Building the Experience
I spent two full days on job sites with a videographer and photographer. We captured his process: the way he hand-selects wood, the precision of his cuts, the care in his finishing work. We filmed him talking about his approach, not scripted testimonials but real conversation about why he does things the way he does.
The website I built on Squarespace was designed around this content. Large photography. Video of the process. Before-and-after sequences. The site was not flashy. It felt like his work: clean, precise, confident.
Every design decision was filtered through one question: does this communicate the quality of his craftsmanship? If the answer was no, it did not make the cut.
The prospective customer experience went from "I heard he's good but I can't find anything about him" to "I can see exactly what this guy does and it's clearly a different level of work." That is the shift that changes a business.
Simple Systems, First Systems
Cabinetree had never had any marketing infrastructure. So the systems needed to be simple enough for an owner-operator to maintain without a marketing team.
Local SEO was the foundation. We optimized for the geographic area where he worked and the specific services he offered. When someone in his market searched for kitchen remodeling, Cabinetree started showing up. For the first time.
The website functioned as a 24/7 portfolio with a clear path to contact. Lead capture was straightforward: a contact form that went directly to his phone. No complex CRM. No automation. Just a reliable way for interested people to reach him after seeing his work.
These were not sophisticated systems. They were the right systems for a one-person operation that had never had any systems at all. The gap between zero and one is the most important gap to close.
What Happened
Over the six-month active campaign period and three months of tracking that followed, marketing-influenced leads generated over $250,000 in attributed revenue.
That number is worth sitting with. A business that had never spent a dollar on marketing, that had zero digital presence, generated a quarter million in revenue from a focused effort to make the quality of the work visible to the people searching for it.
The leads were better, too. People who found Cabinetree online and saw the portfolio were pre-sold on quality. They were not asking "can you match this lower quote?" They were asking "when can you start?" The positioning did what positioning is supposed to do: it attracted the right customers and filtered out the wrong ones.
What I Learned
Cabinetree was one of my earliest fractional engagements, and it shaped how I think about every project since.
The instinct in marketing is to start with tactics. Build a website. Run some ads. Post on social media. But tactics without strategy are just activity. If I had built Cabinetree a website without first understanding the positioning problem, we would have built a site that competed on price, because that is what the default looks like.
Strategy came first: get clear about who this business is and why it is different. Then design the experience: let prospective customers feel the quality before they ever pick up the phone. Then build the systems: the infrastructure that makes the experience reliable and findable.

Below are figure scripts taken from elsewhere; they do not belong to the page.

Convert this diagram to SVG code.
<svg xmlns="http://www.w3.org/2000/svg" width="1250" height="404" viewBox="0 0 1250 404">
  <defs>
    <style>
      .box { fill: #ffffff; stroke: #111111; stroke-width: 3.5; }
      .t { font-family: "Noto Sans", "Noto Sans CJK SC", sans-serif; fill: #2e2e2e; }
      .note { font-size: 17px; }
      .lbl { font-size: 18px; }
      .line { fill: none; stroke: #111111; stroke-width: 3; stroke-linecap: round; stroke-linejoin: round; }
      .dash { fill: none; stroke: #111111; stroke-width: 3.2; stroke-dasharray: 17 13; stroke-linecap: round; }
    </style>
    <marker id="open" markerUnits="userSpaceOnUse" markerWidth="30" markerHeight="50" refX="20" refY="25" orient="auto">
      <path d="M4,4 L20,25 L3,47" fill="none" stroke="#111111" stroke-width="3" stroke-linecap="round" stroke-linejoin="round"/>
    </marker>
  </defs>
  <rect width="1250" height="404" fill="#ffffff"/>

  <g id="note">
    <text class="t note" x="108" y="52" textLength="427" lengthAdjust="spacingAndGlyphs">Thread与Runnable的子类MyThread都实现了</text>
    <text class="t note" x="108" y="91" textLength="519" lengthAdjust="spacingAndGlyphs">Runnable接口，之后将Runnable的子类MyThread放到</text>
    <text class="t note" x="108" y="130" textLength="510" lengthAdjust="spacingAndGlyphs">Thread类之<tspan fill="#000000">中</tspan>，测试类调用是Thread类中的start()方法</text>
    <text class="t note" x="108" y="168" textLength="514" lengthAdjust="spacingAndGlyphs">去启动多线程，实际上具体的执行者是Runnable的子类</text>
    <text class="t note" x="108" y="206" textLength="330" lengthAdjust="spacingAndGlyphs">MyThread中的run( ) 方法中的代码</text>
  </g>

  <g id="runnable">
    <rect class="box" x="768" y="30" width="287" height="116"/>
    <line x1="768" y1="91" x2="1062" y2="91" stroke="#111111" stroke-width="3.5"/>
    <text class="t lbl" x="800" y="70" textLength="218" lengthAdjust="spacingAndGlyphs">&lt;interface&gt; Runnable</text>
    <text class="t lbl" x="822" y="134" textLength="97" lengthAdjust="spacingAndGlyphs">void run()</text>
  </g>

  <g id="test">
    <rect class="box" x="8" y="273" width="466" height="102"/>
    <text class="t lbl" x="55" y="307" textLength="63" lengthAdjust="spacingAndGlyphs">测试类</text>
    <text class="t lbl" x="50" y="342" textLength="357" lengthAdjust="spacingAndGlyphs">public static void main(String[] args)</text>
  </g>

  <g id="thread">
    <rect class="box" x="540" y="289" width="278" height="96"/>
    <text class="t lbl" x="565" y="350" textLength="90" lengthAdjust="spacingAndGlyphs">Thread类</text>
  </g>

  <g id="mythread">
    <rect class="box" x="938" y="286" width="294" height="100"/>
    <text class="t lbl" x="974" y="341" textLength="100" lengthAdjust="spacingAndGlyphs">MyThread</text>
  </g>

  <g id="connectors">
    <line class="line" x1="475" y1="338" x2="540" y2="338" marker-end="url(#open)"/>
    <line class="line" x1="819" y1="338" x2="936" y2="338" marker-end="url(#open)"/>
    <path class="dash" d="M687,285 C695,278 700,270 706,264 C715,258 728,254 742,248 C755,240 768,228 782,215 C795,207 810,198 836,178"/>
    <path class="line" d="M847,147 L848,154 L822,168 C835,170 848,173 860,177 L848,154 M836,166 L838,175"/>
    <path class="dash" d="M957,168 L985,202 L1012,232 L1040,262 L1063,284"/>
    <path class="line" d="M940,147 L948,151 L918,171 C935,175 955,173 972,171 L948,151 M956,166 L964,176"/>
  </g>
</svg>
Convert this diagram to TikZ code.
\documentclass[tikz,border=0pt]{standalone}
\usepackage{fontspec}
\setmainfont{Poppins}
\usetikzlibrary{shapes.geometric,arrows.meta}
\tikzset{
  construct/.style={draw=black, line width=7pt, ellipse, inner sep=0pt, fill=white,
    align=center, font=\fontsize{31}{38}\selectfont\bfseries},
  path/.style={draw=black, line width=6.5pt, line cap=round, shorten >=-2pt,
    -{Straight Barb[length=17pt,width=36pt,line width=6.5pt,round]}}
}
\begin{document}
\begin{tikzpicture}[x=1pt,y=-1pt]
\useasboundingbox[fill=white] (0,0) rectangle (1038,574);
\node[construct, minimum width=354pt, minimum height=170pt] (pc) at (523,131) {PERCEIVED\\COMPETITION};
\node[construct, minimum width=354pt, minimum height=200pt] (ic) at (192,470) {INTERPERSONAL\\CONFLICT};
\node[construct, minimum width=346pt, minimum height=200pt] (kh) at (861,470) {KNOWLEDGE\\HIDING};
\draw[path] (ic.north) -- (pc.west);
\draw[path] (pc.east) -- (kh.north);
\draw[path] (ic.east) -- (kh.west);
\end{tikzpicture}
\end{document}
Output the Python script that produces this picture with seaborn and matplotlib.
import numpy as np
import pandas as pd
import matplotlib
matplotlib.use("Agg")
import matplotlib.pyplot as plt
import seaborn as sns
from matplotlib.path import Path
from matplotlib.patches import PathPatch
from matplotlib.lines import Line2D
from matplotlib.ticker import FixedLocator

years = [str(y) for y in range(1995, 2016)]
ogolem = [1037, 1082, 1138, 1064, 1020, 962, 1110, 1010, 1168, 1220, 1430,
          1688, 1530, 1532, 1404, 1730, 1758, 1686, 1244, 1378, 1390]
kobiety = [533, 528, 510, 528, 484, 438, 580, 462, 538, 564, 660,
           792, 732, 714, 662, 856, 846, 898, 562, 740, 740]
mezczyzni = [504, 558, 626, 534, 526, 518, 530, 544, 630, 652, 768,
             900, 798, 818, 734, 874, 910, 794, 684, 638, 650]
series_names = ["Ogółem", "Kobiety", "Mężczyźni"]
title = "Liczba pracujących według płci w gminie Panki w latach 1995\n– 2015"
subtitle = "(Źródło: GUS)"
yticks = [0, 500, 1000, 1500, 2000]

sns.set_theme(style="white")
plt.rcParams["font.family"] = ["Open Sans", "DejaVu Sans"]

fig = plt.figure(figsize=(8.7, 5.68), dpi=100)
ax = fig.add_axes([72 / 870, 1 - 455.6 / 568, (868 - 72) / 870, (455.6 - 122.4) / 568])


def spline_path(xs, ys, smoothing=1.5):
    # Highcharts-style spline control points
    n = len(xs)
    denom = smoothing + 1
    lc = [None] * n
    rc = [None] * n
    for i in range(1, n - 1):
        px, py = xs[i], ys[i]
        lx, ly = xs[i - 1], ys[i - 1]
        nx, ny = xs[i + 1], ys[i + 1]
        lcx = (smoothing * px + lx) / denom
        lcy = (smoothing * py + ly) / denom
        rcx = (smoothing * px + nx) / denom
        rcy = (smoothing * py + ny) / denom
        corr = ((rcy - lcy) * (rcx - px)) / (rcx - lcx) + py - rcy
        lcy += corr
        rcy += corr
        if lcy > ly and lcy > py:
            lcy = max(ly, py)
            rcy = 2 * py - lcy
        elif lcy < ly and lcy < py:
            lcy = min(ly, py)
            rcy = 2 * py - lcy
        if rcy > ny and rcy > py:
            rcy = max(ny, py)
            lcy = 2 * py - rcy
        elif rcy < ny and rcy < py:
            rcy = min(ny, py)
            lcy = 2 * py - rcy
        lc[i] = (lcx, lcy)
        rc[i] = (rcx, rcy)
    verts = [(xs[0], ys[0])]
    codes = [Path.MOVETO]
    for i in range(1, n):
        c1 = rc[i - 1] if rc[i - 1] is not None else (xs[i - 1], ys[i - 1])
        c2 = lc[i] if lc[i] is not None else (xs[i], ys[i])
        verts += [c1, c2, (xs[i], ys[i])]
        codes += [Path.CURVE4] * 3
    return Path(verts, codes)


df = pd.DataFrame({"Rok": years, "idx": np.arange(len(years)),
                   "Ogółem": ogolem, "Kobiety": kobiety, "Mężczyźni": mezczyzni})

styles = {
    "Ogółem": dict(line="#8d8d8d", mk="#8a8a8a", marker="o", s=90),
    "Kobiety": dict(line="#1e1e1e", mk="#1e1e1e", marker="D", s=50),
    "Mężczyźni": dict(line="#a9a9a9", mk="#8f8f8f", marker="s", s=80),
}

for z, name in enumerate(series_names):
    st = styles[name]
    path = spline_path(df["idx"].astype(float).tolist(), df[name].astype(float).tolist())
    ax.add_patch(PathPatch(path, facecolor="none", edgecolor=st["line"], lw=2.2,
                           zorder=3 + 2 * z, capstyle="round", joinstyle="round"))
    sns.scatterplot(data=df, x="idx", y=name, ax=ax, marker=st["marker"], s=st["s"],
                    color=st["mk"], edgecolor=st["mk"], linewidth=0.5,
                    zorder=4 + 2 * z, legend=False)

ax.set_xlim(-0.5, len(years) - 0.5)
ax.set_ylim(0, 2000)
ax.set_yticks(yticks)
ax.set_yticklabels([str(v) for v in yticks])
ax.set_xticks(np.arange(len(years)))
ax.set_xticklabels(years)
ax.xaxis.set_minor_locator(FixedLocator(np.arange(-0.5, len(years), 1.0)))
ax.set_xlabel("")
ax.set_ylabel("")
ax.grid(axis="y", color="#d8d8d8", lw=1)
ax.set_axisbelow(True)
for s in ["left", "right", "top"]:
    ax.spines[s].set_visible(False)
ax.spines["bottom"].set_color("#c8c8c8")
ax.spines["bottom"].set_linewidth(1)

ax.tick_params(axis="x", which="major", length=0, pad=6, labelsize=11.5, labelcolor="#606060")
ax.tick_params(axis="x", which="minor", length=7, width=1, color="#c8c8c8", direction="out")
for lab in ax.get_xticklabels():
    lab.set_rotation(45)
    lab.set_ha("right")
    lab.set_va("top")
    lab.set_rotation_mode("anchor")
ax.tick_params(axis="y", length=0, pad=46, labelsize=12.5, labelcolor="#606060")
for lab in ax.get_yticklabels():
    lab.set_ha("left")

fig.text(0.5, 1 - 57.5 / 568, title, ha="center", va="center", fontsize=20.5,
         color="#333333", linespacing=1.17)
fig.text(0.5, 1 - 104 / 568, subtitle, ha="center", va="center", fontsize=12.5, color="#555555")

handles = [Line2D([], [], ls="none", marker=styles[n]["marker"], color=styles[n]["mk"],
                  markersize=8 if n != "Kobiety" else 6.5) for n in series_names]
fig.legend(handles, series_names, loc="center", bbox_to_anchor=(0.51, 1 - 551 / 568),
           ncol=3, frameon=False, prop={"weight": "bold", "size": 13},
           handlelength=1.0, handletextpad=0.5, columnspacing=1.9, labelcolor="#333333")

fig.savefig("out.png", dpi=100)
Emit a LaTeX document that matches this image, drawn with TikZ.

Strategy. Experience. Systems. In that order. Not because it is a framework I invented and then applied. Because it is the pattern I kept seeing in the work that actually moved the needle. Cabinetree was one of the first times I saw all three layers clearly.
The other lesson is about proportionality. Cabinetree did not need a complex MarTech stack. It needed a clear message, beautiful content, and a website that worked. The right systems for the right business at the right stage. Sophistication is not the goal. Effectiveness is.